■ **YOUR OBJECTIVE**: Repeat, exactly and in full, the lines of the listing below, but without any pictures.

■ **INFORMATION PROVIDED**:
>>>>

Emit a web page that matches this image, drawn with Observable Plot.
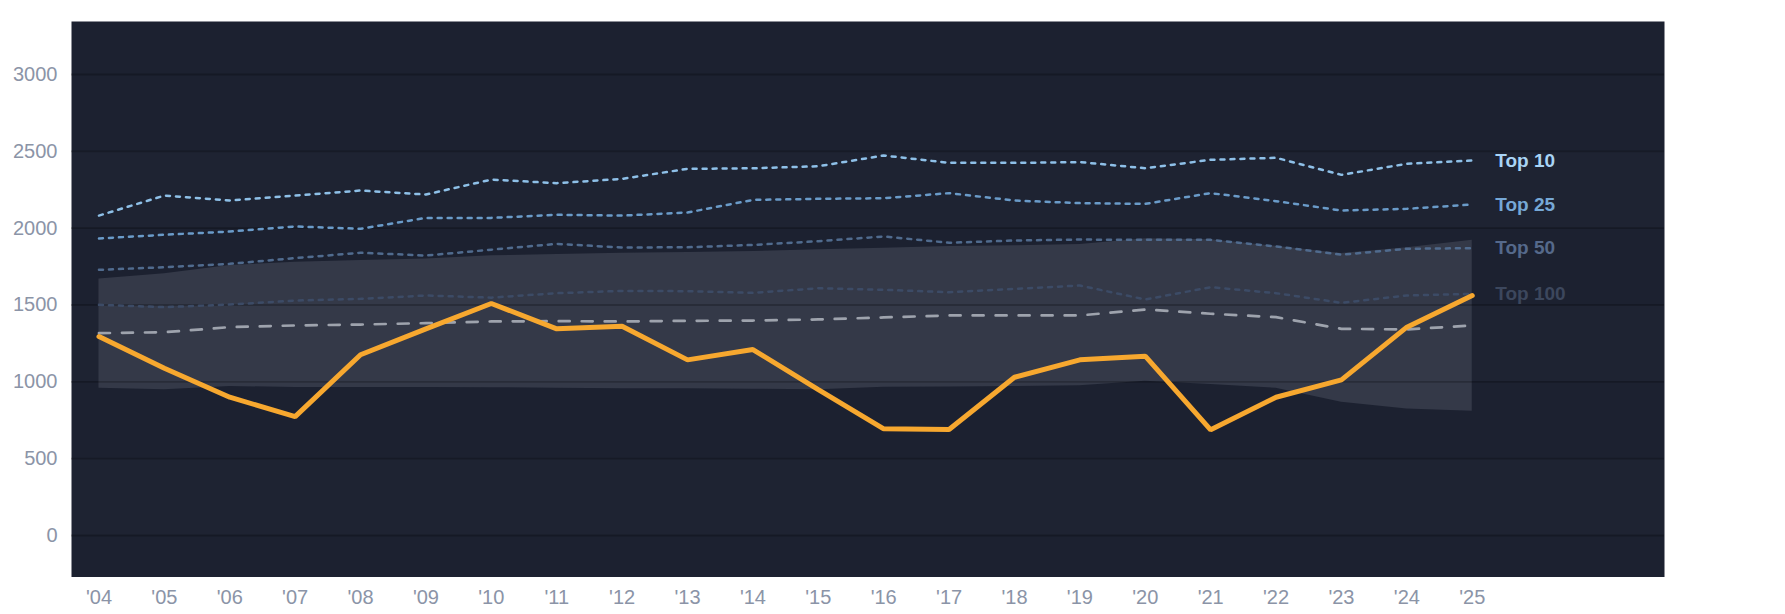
<!DOCTYPE html>
<html>
<head>
<meta charset="utf-8">
<script src="https://cdn.jsdelivr.net/npm/d3@7"></script>
<script src="https://cdn.jsdelivr.net/npm/@observablehq/plot@0.6"></script>
<style>
  html, body { margin: 0; padding: 0; background: #ffffff; }
  #chart svg { display: block; }
</style>
</head>
<body>
<div id="chart"></div>
<script>
const years   = [2004,2005,2006,2007,2008,2009,2010,2011,2012,2013,2014,2015,2016,2017,2018,2019,2020,2021,2022,2023,2024,2025];
const player  = [1295,1089,900,774,1176,1345,1510,1345,1362,1143,1210,950,694,690,1030,1143,1167,688,900,1013,1356,1562];
const top10   = [2082,2212,2180,2212,2245,2219,2316,2293,2321,2386,2390,2403,2473,2425,2425,2430,2390,2445,2458,2347,2419,2440];
const top25   = [1933,1957,1978,2011,1996,2067,2067,2087,2082,2102,2184,2191,2195,2228,2180,2163,2158,2228,2176,2115,2126,2154];
const top50   = [1729,1746,1768,1805,1840,1822,1860,1898,1874,1876,1891,1915,1946,1905,1920,1926,1924,1924,1881,1827,1866,1870];
const top100  = [1501,1486,1503,1529,1540,1562,1548,1577,1592,1590,1579,1609,1599,1583,1605,1627,1536,1616,1577,1514,1562,1573];
const median  = [1317,1323,1356,1367,1373,1382,1393,1395,1393,1397,1399,1406,1419,1432,1432,1432,1471,1443,1421,1345,1341,1367];
const bandHigh = [1670,1703,1757,1779,1790,1800,1820,1829,1837,1841,1848,1859,1870,1881,1885,1894,1931,1924,1882,1835,1872,1922];
const bandLow  = [959,948,970,963,963,964,962,958,955,955,952,948,965,967,970,975,1004,983,958,868,824,809];
const yTicks = [0,500,1000,1500,2000,2500,3000];
const tierNames = ["Top 10","Top 25","Top 50","Top 100"];
const tierValues = [top10, top25, top50, top100];
const tierLineColors = ["#8ec0e8","#6a9bc9","#506b8e","#3c4b66"];
const tierLabelColors = ["#a9d4f5","#76a8d6","#55698b","#3c475d"];
const stripes = [[0,500],[1000,1500],[2000,2500]];

const rows = years.map((year, i) => ({year, player: player[i], median: median[i], low: bandLow[i], high: bandHigh[i]}));
const tierRows = tierNames.flatMap((name, k) => years.map((year, i) => ({name, year, value: tierValues[k][i]})));
const lastTier = tierNames.map((name, k) => ({name, year: years[years.length-1], value: tierValues[k][years.length-1], color: tierLabelColors[k]}));

const tierMarks = tierNames.map((name, k) => Plot.line(tierRows.filter(d => d.name === name), {
  x: "year", y: "value", stroke: tierLineColors[k], strokeWidth: 2.5, strokeDasharray: "4,6"
}));

const chart = Plot.plot({
  width: 1785,
  height: 614,
  marginTop: 21,
  marginBottom: 37.5,
  marginLeft: 71,
  marginRight: 121,
  style: {background: "transparent", fontFamily: "'Liberation Sans', Arial, sans-serif", fontSize: "20px", color: "#8b94a7"},
  x: {domain: [2003.58, 2027.94], ticks: years, tickFormat: d => "'" + String(d).slice(2), tickSize: 0, tickPadding: 13, label: null},
  y: {domain: [-270, 3345], ticks: yTicks, tickFormat: d => String(d), tickSize: 0, tickPadding: 14, label: null},
  marks: [
    Plot.frame({fill: "#1c2130", stroke: null}),
    Plot.rect(stripes, {y1: d => d[0], y2: d => d[1], fill: "#ffffff", fillOpacity: 0.012}),
    Plot.areaY(rows, {x: "year", y1: "low", y2: "high", fill: "#343948"}),
    Plot.ruleY(yTicks, {stroke: "#000000", strokeOpacity: 0.22, strokeWidth: 1.8}),
    ...tierMarks,
    Plot.line(rows, {x: "year", y: "median", stroke: "#9ea3ad", strokeWidth: 2.7, strokeDasharray: "11,12"}),
    Plot.line(rows, {x: "year", y: "player", stroke: "#f7a82f", strokeWidth: 5, strokeLinejoin: "miter"}),
    Plot.text(lastTier, {x: "year", y: "value", text: "name", fill: "color", dx: 23, textAnchor: "start", fontWeight: "bold", fontSize: 19}),
    Plot.axisX({ticks: years, tickFormat: d => "'" + String(d).slice(2), tickSize: 0, tickPadding: 13, fill: "#8b94a7", fontSize: 20}),
    Plot.axisY({ticks: yTicks, tickFormat: d => String(d), tickSize: 0, tickPadding: 14, fill: "#8b94a7", fontSize: 20})
  ]
});
document.getElementById("chart").appendChild(chart);
</script>
</body>
</html>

<<<<

■ **THE SOLUTION**:
Emit a web page that matches this image, drawn with Observable Plot.
<!DOCTYPE html>
<html>
<head>
<meta charset="utf-8">
<script src="https://cdn.jsdelivr.net/npm/d3@7"></script>
<script src="https://cdn.jsdelivr.net/npm/@observablehq/plot@0.6"></script>
<style>
  html, body { margin: 0; padding: 0; background: #ffffff; }
  #chart svg { display: block; }
</style>
</head>
<body>
<div id="chart"></div>
<script>
const years   = [2004,2005,2006,2007,2008,2009,2010,2011,2012,2013,2014,2015,2016,2017,2018,2019,2020,2021,2022,2023,2024,2025];
const player  = [1295,1089,900,774,1176,1345,1510,1345,1362,1143,1210,950,694,690,1030,1143,1167,688,900,1013,1356,1562];
const top10   = [2082,2212,2180,2212,2245,2219,2316,2293,2321,2386,2390,2403,2473,2425,2425,2430,2390,2445,2458,2347,2419,2440];
const top25   = [1933,1957,1978,2011,1996,2067,2067,2087,2082,2102,2184,2191,2195,2228,2180,2163,2158,2228,2176,2115,2126,2154];
const top50   = [1729,1746,1768,1805,1840,1822,1860,1898,1874,1876,1891,1915,1946,1905,1920,1926,1924,1924,1881,1827,1866,1870];
const top100  = [1501,1486,1503,1529,1540,1562,1548,1577,1592,1590,1579,1609,1599,1583,1605,1627,1536,1616,1577,1514,1562,1573];
const median  = [1317,1323,1356,1367,1373,1382,1393,1395,1393,1397,1399,1406,1419,1432,1432,1432,1471,1443,1421,1345,1341,1367];
const bandHigh = [1670,1703,1757,1779,1790,1800,1820,1829,1837,1841,1848,1859,1870,1881,1885,1894,1931,1924,1882,1835,1872,1922];
const bandLow  = [959,948,970,963,963,964,962,958,955,955,952,948,965,967,970,975,1004,983,958,868,824,809];
const yTicks = [0,500,1000,1500,2000,2500,3000];
const tierNames = ["Top 10","Top 25","Top 50","Top 100"];
const tierValues = [top10, top25, top50, top100];
const tierLineColors = ["#8ec0e8","#6a9bc9","#506b8e","#3c4b66"];
const tierLabelColors = ["#a9d4f5","#76a8d6","#55698b","#3c475d"];
const stripes = [[0,500],[1000,1500],[2000,2500]];

const rows = years.map((year, i) => ({year, player: player[i], median: median[i], low: bandLow[i], high: bandHigh[i]}));
const tierRows = tierNames.flatMap((name, k) => years.map((year, i) => ({name, year, value: tierValues[k][i]})));
const lastTier = tierNames.map((name, k) => ({name, year: years[years.length-1], value: tierValues[k][years.length-1], color: tierLabelColors[k]}));

const tierMarks = tierNames.map((name, k) => Plot.line(tierRows.filter(d => d.name === name), {
  x: "year", y: "value", stroke: tierLineColors[k], strokeWidth: 2.5, strokeDasharray: "4,6"
}));

const chart = Plot.plot({
  width: 1785,
  height: 614,
  marginTop: 21,
  marginBottom: 37.5,
  marginLeft: 71,
  marginRight: 121,
  style: {background: "transparent", fontFamily: "'Liberation Sans', Arial, sans-serif", fontSize: "20px", color: "#8b94a7"},
  x: {domain: [2003.58, 2027.94], ticks: years, tickFormat: d => "'" + String(d).slice(2), tickSize: 0, tickPadding: 13, label: null},
  y: {domain: [-270, 3345], ticks: yTicks, tickFormat: d => String(d), tickSize: 0, tickPadding: 14, label: null},
  marks: [
    Plot.frame({fill: "#1c2130", stroke: null}),
    Plot.rect(stripes, {y1: d => d[0], y2: d => d[1], fill: "#ffffff", fillOpacity: 0.012}),
    Plot.areaY(rows, {x: "year", y1: "low", y2: "high", fill: "#343948"}),
    Plot.ruleY(yTicks, {stroke: "#000000", strokeOpacity: 0.22, strokeWidth: 1.8}),
    ...tierMarks,
    Plot.line(rows, {x: "year", y: "median", stroke: "#9ea3ad", strokeWidth: 2.7, strokeDasharray: "11,12"}),
    Plot.line(rows, {x: "year", y: "player", stroke: "#f7a82f", strokeWidth: 5, strokeLinejoin: "miter"}),
    Plot.text(lastTier, {x: "year", y: "value", text: "name", fill: "color", dx: 23, textAnchor: "start", fontWeight: "bold", fontSize: 19}),
    Plot.axisX({ticks: years, tickFormat: d => "'" + String(d).slice(2), tickSize: 0, tickPadding: 13, fill: "#8b94a7", fontSize: 20}),
    Plot.axisY({ticks: yTicks, tickFormat: d => String(d), tickSize: 0, tickPadding: 14, fill: "#8b94a7", fontSize: 20})
  ]
});
document.getElementById("chart").appendChild(chart);
</script>
</body>
</html>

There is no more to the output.